The video begins at 1:11.
Abstract: Metro's Transportation Research and Modeling Services Program's (TRMS) is responsible for the development, maintenance, and application of travel demand models for application in long-range planning efforts in the Portland metropolitan region. Representation of traffic -- both vehicular and transit -- plays an integral role in the travel demand modeling process. Complex software is required to assign vehicles and transit users to transportation networks to determine viable options available to travelers, costs associated with those options, and sets of routes by which travelers might navigate their trips. TRMS's current static assignment model has traditionally sufficed for use with Metro's four-step travel demand model.
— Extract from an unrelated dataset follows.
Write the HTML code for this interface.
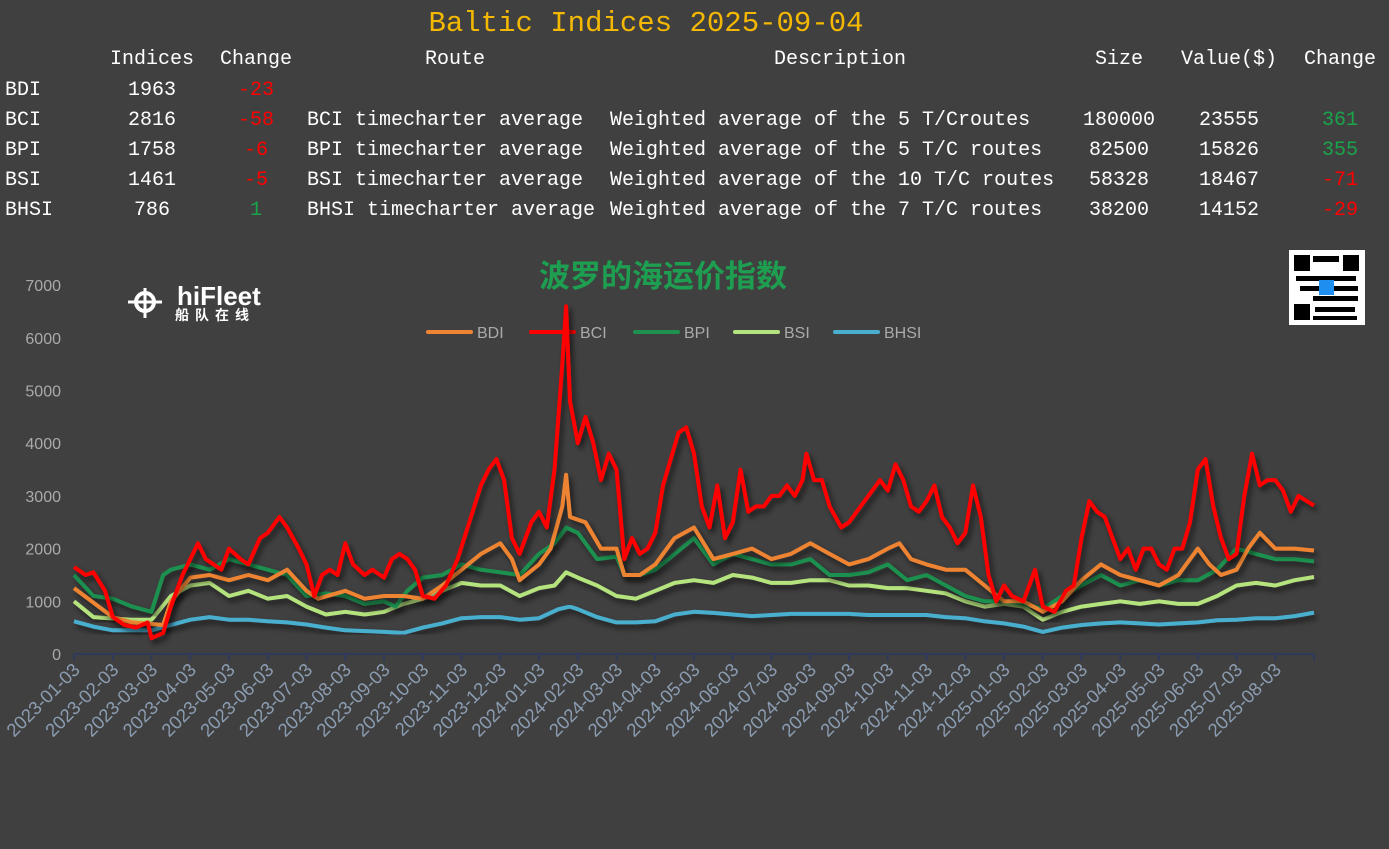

However, static assignments have well documented limitations that preclude the ability of the analyst to answer complex policy questions, especially those related to green house gas emissions, congestion, and transportation network reliability. In addition, static assignments cannot fulfill a need for small duration travel time increments required by the next generation activity-based models. The shortcomings of the static assignment necessitates TRMS's development of regional dynamic traffic assignment (DTA) models. The resolution of these models allows for continuous modeling of traffic over an analysis period, which allows the analyst to capture temporally-based traffic events such as the building and dissipation of queues, measurement of the duration of congestion, and high fidelity speed profiles for use in emissions analysis. This presentation will focus on why Metro has developed a DTA, how DTA compares with other models -- specifically macro-scale static assignments and micro- simulations, and how DTA will be used in Metro's modeling process.
Bio: Peter is a transportation modeler with Portland Metro's Transportation Research and Modeling Services program. He has over 6 years of experience in designing and applying transportation models for regional- and corridor-level forecasting of travel behavior, vehicle emissions for air quality analyses, and applications for the Federal Transit Administration's New Starts program. He is one of the primary developers behind Metro's regional dynamic traffic assignment (DTA) initiative. Prior to working at Metro, Peter received a Master's in Urban and Regional Planning from Portland State University, where he worked in the Intelligent Transportation Systems Lab as a graduate research assistant.